19      Here, similarly, Galarowicz’s conduct toward Elesha in the residence constituted a continuous, unlawful event that was chargeable as one count.[2]  His conduct was continuous because it involved the same type of behavior toward the same victim in the same location over the course of the evening.  The twenty-minute pause in the altercation is not legally significant.  See id. at 594.   Galarowicz’s yelling, swearing, and object throwing in the residence were alternative means of committing disorderly conduct.  See Wis. Stat. § 947.01.[3]  We conclude unanimity was achieved because the jury agreed Galarowicz engaged in conduct that, under the circumstances, tended to cause or provoke a disturbance.  See id.

            By the Court.—Judgment affirmed.

            This opinion will not be published.  See Wis. Stat. Rule 809.23(1)(b)4.

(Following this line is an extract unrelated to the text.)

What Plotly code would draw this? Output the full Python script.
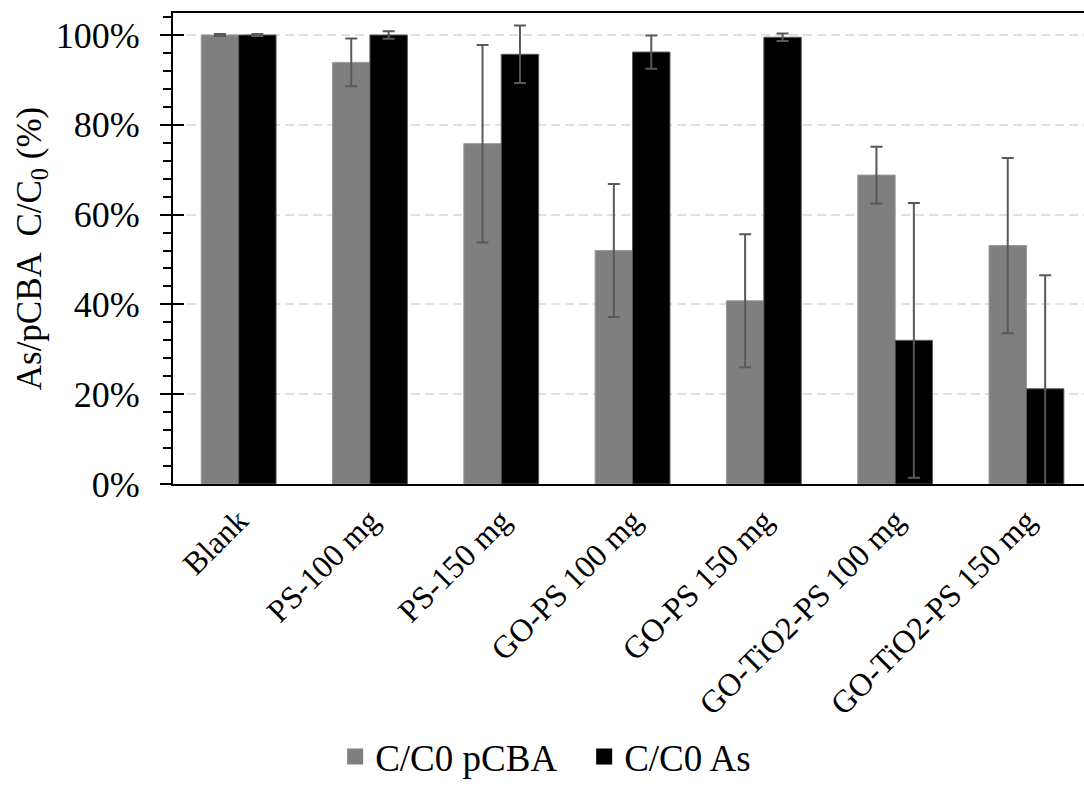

[1]  This appeal is decided by one judge pursuant to Wis. Stat. § 752.31(2).  All references to the Wisconsin Statutes are to the 2009-10 version unless otherwise noted.


[2]  Even if the twenty-minute pause created two separate disorderly conduct offenses, it is well established that the State has discretion to couple separately chargeable offenses into one count as long as the offenses were committed “by the same person at substantially the same time and relating to one continued transaction.”  See State v. Lomagro, 113 Wis. 2d 582, 587-89, 335 N.W.2d 583 (1983).  This discretion is limited by the prohibition against duplicitous charges.  See id. at 586 (“Duplicity is the joining of a single count of two or more separate offenses.”).  However, the issue of duplicity is waived if not raised in the circuit court.  See id. at 590 n.3.  Because Galarowicz has not asserted the charge was duplicitous, we assume that the disorderly conduct in the residence was properly charged as a single offense.

[3]  Wisconsin Stat. § 947.01(1) provides: “Whoever, in a public or private place, engages in violent, abusive, indecent, profane, boisterous, unreasonably loud or otherwise disorderly conduct under circumstances in which the conduct tends to cause or provoke a disturbance is guilty of a Class B misdemeanor.”